La questione della legittimazione democratica dell'Unione europea e delle sue istituzioni anima un dibattito politico e giuridico che vede in campo posizioni diverse e variegate, a volte polarizzate sulla netta contrapposizione tra chi, da posizioni euroscettiche, afferma che l'intero sistema di governance dell'Unione europea sia affetto da un deficit democratico (d'intensità più o meno grave, a seconda delle singole posizioni), e chi, da posizioni filo-europeiste, sostiene, al contrario, che la legittimità dell'Unione e della sua governance non discenda solo dalla consultazione popolare diretta nelle elezioni europee, ma promani anche da quella stessa legittimazione democratica della quale, nei singoli stati membri, sono investiti i soggetti politici nazionali che partecipano in modo diretto agli organismi politici comunitari o esprimono e designano le figure che prendono parte a organi e istituzioni privi di natura elettiva.

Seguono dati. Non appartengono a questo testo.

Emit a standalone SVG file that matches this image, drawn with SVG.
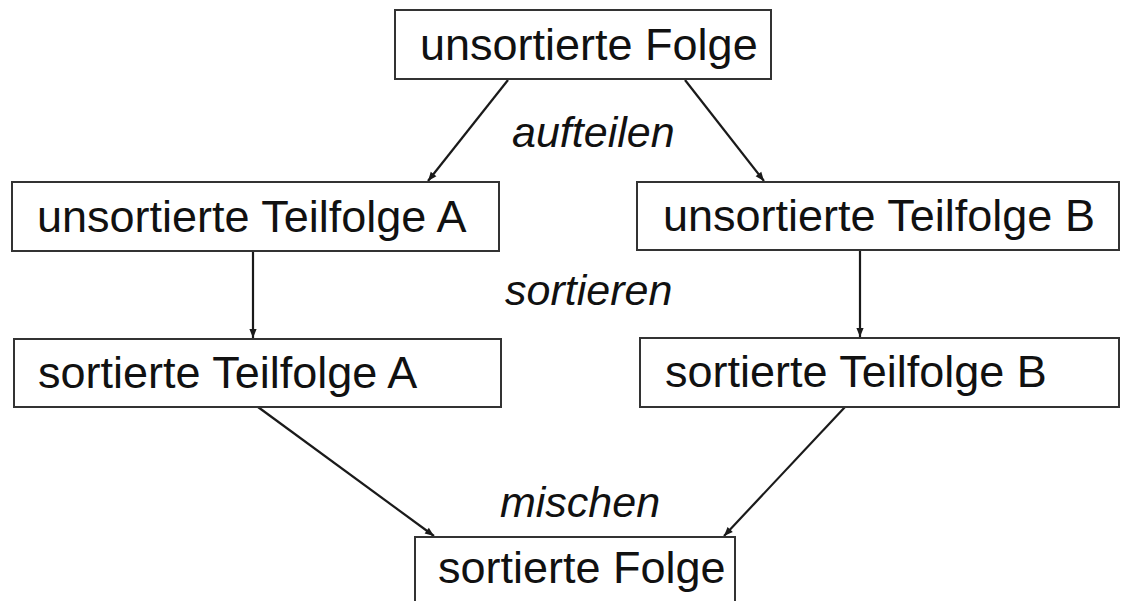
<svg xmlns="http://www.w3.org/2000/svg" width="1121" height="601" viewBox="0 0 1121 601">
<style>
.box{fill:#fff;stroke:#333;stroke-width:2}
.t{font-family:"Liberation Sans",Arial,sans-serif;font-size:45px;fill:#111}
.i{font-family:"Liberation Sans",Arial,sans-serif;font-size:43px;font-style:italic;fill:#111}
.c{stroke:#1a1a1a;stroke-width:2.2;fill:none;marker-end:url(#ah)}
</style>
<defs>
<marker id="ah" viewBox="0 0 10 10" refX="10" refY="5" markerWidth="10" markerHeight="9" orient="auto" markerUnits="userSpaceOnUse">
<path d="M0,1 L10,5 L0,9 Z" fill="#1a1a1a"/>
</marker>
</defs>
<rect width="1121" height="601" fill="#fff"/>
<g id="connectors">
<line class="c" x1="508" y1="80" x2="428" y2="181"/>
<line class="c" x1="685" y1="80" x2="764" y2="181"/>
<line class="c" x1="253" y1="251" x2="253" y2="338"/>
<line class="c" x1="860" y1="250" x2="860" y2="337"/>
<line class="c" x1="258" y1="407" x2="434" y2="536"/>
<line class="c" x1="845" y1="407" x2="724" y2="536"/>
</g>
<g id="labels">
<text class="i" x="512" y="147">aufteilen</text>
<text class="i" x="505" y="305">sortieren</text>
<text class="i" x="500" y="517">mischen</text>
</g>
<g id="n-unsorted">
<rect class="box" x="395" y="10" width="376" height="69"/>
<text class="t" x="420" y="60">unsortierte Folge</text>
</g>
<g id="n-unsortedA">
<rect class="box" x="12" y="182" width="487" height="69"/>
<text class="t" x="37" y="232">unsortierte Teilfolge A</text>
</g>
<g id="n-unsortedB">
<rect class="box" x="637" y="182" width="482" height="68"/>
<text class="t" x="663" y="231">unsortierte Teilfolge B</text>
</g>
<g id="n-sortedA">
<rect class="box" x="14" y="339" width="487" height="68"/>
<text class="t" x="38" y="388">sortierte Teilfolge A</text>
</g>
<g id="n-sortedB">
<rect class="box" x="640" y="338" width="479" height="69"/>
<text class="t" x="665" y="387">sortierte Teilfolge B</text>
</g>
<g id="n-sorted">
<rect class="box" x="415" y="537" width="320" height="80"/>
<text class="t" x="438" y="583">sortierte Folge</text>
</g>
</svg>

La questione della legittimità democratica e la nozione di deficit democratico sono al centro dell'attenzione fin dalle origini del processo storico-politico di integrazione europea.
L'espressione deficit democratico si ritiene esser stata usata per la prima volta nel 1977 nel Manifesto dei Jeunes Européens Fédéralistes (Giovani Federalisti Europei) la cui bozza fu redatta da Richard Corbett e ratificata nel congresso di Berlino di quello stesso anno. Nel 1979, la locuzione fu ripresa da David Marquand con riferimento all'allora Comunità economica europea (CEE), istituzione precorritrice dell'Unione europea. Corbett sosteneva che il Parlamento europeo soffriva di un deficit di democrazia dovuto alla stessa natura che aveva all'epoca, quella di organo non eletto in modo diretto dai cittadini della comunità
In principio, quindi, il termine deficit democratico era usato in modo molto specifico, come critica rivolta al meccanismo che permetteva la devoluzione di quote di potere legislativo dagli stati nazionali al Consiglio dei ministri europei, attraverso modalità non assistite da procedure partecipative. Faceva riferimento alla percezione di scarsa accessibilità alle istituzioni e ai processi di policy making di rango comunitario da parte dei semplici cittadini, o di una scarsa accountability delle istituzioni comunitarie, di una mancanza di rappresentatività nei confronti dei comuni cittadini.
Il proposito di superare tali criticità ha sollecitato delle risposte politiche che andassero in direzione di una maggiore partecipazione democratica. Nel 1979, vi fu il conferimento di natura pienamente elettiva al Parlamento europeo, organo rappresentativo assembleare investito del potere di approvare o respingere provvedimenti di legislazione europea.
Dopo questa innovazione istituzionale, venuta meno l'obiezione sulla natura non elettiva del Parlamento europeo, l'uso del termine è passato a indicare, in modo generico, nuove questioni politiche relative al processo di integrazione. Tuttavia, le elezioni europee succedutesi dalla prima edizione del 1979 hanno manifestato segni significativi di una progressiva disaffezione degli elettori europei nei confronti dell'istituzione, con una partecipazione al voto in calo fino al minimo registrato nelle consultazioni del 2014, in cui l'affluenza globale alle urne si è attestata sul 42.54% a livello europeo. Questo dato appare basso se lo si confronta con la media di partecipazione alle elezioni nazionali negli stati membri, che si aggira intorno al 68%.
Vi è una grande divergenza di opinioni e di giudizi sul fatto se l'istituzione europea sia afflitta o meno da un deficit democratico e, tra chi ne è convinto, sull'esistenza di soluzioni e possibili rimedi da mettere in campo. Chi è favorevole al processo storico di integrazione europea auspica una riforma che aumenti la accountability delle istituzioni e dei processi politico-decisionali dell'Unione e li renda più trasparenti, mentre gli euroscettici auspicano una riduzione dei relativi poteri istituzionali sovranazionali (se non, nelle posizioni più estreme, addirittura una dissoluzione dell'istituzione), o si spendono in favore di una fuoruscita unilaterale del proprio stato dall'Unione (come avvenuto nel caso della cosiddetta Brexit)
Nell'assetto costituzionale dell'Unione europea vi sono tre istituzioni da quale promana la legittimazione democratica:
La Commissione europea (la funzione pubblica dell'Unione) è nominata dai primi due corpi in modo congiunto.
La legittimazione democratica all'interno dell'UE può essere paragonata, grosso modo, al meccanismo di duplice legittimazione in vigore in un sistema politico federale come quello degli Stati Uniti d'America, in cui vi sono due centri indipendenti da cui scaturisce la legittimità: la Camera dei rappresentanti e il Senato. Per diventare leggi, le iniziative devono essere approvate dai due corpi, il primo dei quali è espressione del popolo americano nel suo complesso, laddove il secondo è un separato organo che rappresenta i popoli dei singoli stati federati americani.